** start Data provided **

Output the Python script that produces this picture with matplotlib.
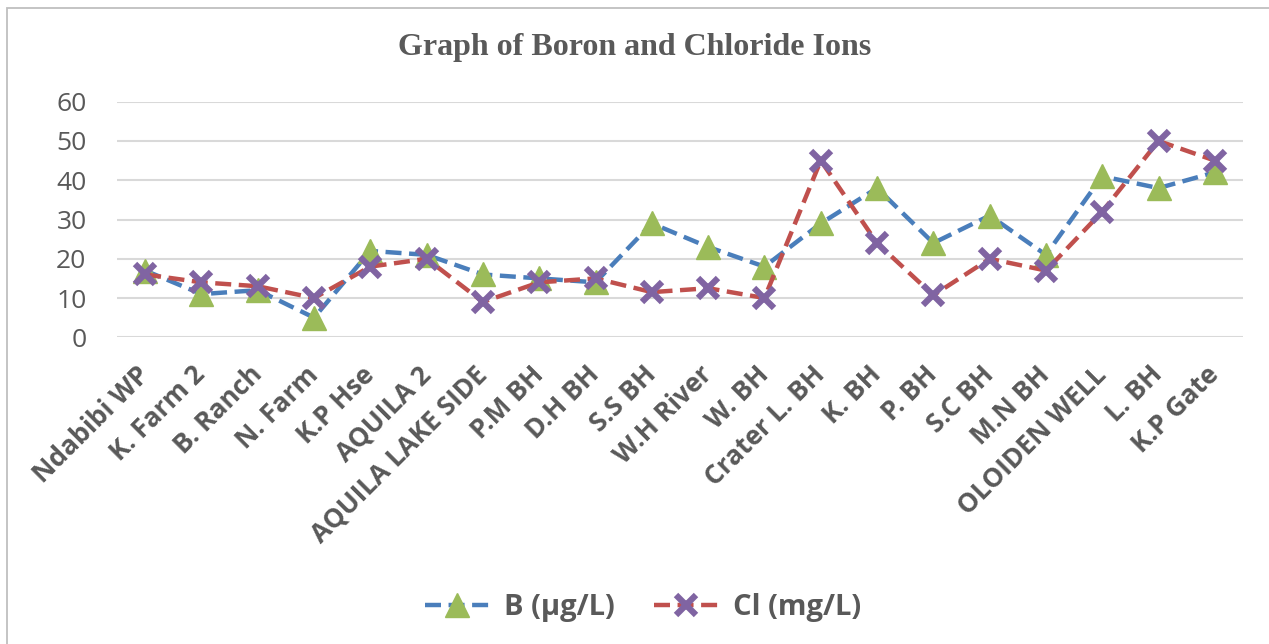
import matplotlib
matplotlib.use("Agg")
import matplotlib.pyplot as plt
from matplotlib.patches import Rectangle

sites = ["Ndabibi WP", "K. Farm 2", "B. Ranch", "N. Farm", "K.P Hse", "AQUILA 2",
         "AQUILA LAKE SIDE", "P.M BH", "D.H BH", "S.S BH", "W.H River", "W. BH",
         "Crater L. BH", "K. BH", "P. BH", "S.C BH", "M.N BH", "OLOIDEN WELL",
         "L. BH", "K.P Gate"]
boron = [17, 11, 12, 5, 22, 21, 16, 15, 14, 29, 23, 18, 29, 38, 24, 31, 21, 41, 38, 42]
chloride = [16, 14, 13, 10, 18, 20, 9, 14, 15, 11.5, 12.5, 10, 45, 24, 10.7, 20, 17, 32, 50, 45]
yticks = [0, 10, 20, 30, 40, 50, 60]

W, H = 1269, 644
fig = plt.figure(figsize=(W / 100, H / 100), dpi=100)
fig.patches.append(Rectangle((7 / W, -0.1), 1.2, 1 - 8 / H + 0.1, transform=fig.transFigure,
                             fill=False, edgecolor="#BFBFBF", linewidth=1.3))

ax = fig.add_axes([117 / W, 1 - 337.3 / H, (1243 - 117) / W, (337.3 - 101.7) / H])
x = list(range(len(sites)))
ax.plot(x, boron, color="#4A7EBB", linestyle=(0, (3.6, 1.7)), linewidth=3.2,
        marker="^", markersize=17, markerfacecolor="#9BBB59", markeredgecolor="#9BBB59",
        label="B (\u00b5g/L)", zorder=3)
ax.plot(x, chloride, color="#C0504D", linestyle=(0, (3.6, 1.7)), linewidth=3.2,
        marker="x", markersize=15, markeredgewidth=4.5, markeredgecolor="#8064A2",
        label="Cl (mg/L)", zorder=4)

ax.set_xlim(-0.5, len(sites) - 0.5)
ax.set_ylim(0, 60)
ax.set_yticks(yticks)
ax.yaxis.grid(True, color="#D9D9D9", linewidth=1.5)
ax.set_axisbelow(True)
for s in ax.spines.values():
    s.set_visible(False)
ax.tick_params(axis="both", length=0)
ax.tick_params(axis="y", pad=22, labelsize=19, labelcolor="#595959")
for lab in ax.get_yticklabels():
    lab.set_fontfamily("Open Sans")
ax.set_xticks(x)
ax.set_xticklabels(sites, rotation=45, ha="right", va="center", rotation_mode="anchor",
                   fontsize=19, fontweight="bold", color="#595959", fontfamily="Open Sans")
ax.tick_params(axis="x", pad=24)

fig.text(0.5, 1 - 48 / H, "Graph of Boron and Chloride Ions", ha="center", va="center",
         fontsize=23, fontweight="bold", color="#595959", fontfamily="Liberation Serif")

leg = fig.legend(loc="center", bbox_to_anchor=(643 / W, 1 - 608 / H), ncol=2, frameon=False,
                 prop={"family": "Open Sans", "weight": "bold", "size": 21},
                 handlelength=2.2, columnspacing=1.37, handletextpad=0.5)
for t in leg.get_texts():
    t.set_color("#595959")

fig.savefig("out.png", dpi=100)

** end Data provided **

# Task to carry out
Extract the full listing above verbatim; pictures are to be left out of the copy.

# Solution to the exercise
Output the Python script that produces this picture with matplotlib.
import matplotlib
matplotlib.use("Agg")
import matplotlib.pyplot as plt
from matplotlib.patches import Rectangle

sites = ["Ndabibi WP", "K. Farm 2", "B. Ranch", "N. Farm", "K.P Hse", "AQUILA 2",
         "AQUILA LAKE SIDE", "P.M BH", "D.H BH", "S.S BH", "W.H River", "W. BH",
         "Crater L. BH", "K. BH", "P. BH", "S.C BH", "M.N BH", "OLOIDEN WELL",
         "L. BH", "K.P Gate"]
boron = [17, 11, 12, 5, 22, 21, 16, 15, 14, 29, 23, 18, 29, 38, 24, 31, 21, 41, 38, 42]
chloride = [16, 14, 13, 10, 18, 20, 9, 14, 15, 11.5, 12.5, 10, 45, 24, 10.7, 20, 17, 32, 50, 45]
yticks = [0, 10, 20, 30, 40, 50, 60]

W, H = 1269, 644
fig = plt.figure(figsize=(W / 100, H / 100), dpi=100)
fig.patches.append(Rectangle((7 / W, -0.1), 1.2, 1 - 8 / H + 0.1, transform=fig.transFigure,
                             fill=False, edgecolor="#BFBFBF", linewidth=1.3))

ax = fig.add_axes([117 / W, 1 - 337.3 / H, (1243 - 117) / W, (337.3 - 101.7) / H])
x = list(range(len(sites)))
ax.plot(x, boron, color="#4A7EBB", linestyle=(0, (3.6, 1.7)), linewidth=3.2,
        marker="^", markersize=17, markerfacecolor="#9BBB59", markeredgecolor="#9BBB59",
        label="B (\u00b5g/L)", zorder=3)
ax.plot(x, chloride, color="#C0504D", linestyle=(0, (3.6, 1.7)), linewidth=3.2,
        marker="x", markersize=15, markeredgewidth=4.5, markeredgecolor="#8064A2",
        label="Cl (mg/L)", zorder=4)

ax.set_xlim(-0.5, len(sites) - 0.5)
ax.set_ylim(0, 60)
ax.set_yticks(yticks)
ax.yaxis.grid(True, color="#D9D9D9", linewidth=1.5)
ax.set_axisbelow(True)
for s in ax.spines.values():
    s.set_visible(False)
ax.tick_params(axis="both", length=0)
ax.tick_params(axis="y", pad=22, labelsize=19, labelcolor="#595959")
for lab in ax.get_yticklabels():
    lab.set_fontfamily("Open Sans")
ax.set_xticks(x)
ax.set_xticklabels(sites, rotation=45, ha="right", va="center", rotation_mode="anchor",
                   fontsize=19, fontweight="bold", color="#595959", fontfamily="Open Sans")
ax.tick_params(axis="x", pad=24)

fig.text(0.5, 1 - 48 / H, "Graph of Boron and Chloride Ions", ha="center", va="center",
         fontsize=23, fontweight="bold", color="#595959", fontfamily="Liberation Serif")

leg = fig.legend(loc="center", bbox_to_anchor=(643 / W, 1 - 608 / H), ncol=2, frameon=False,
                 prop={"family": "Open Sans", "weight": "bold", "size": 21},
                 handlelength=2.2, columnspacing=1.37, handletextpad=0.5)
for t in leg.get_texts():
    t.set_color("#595959")

fig.savefig("out.png", dpi=100)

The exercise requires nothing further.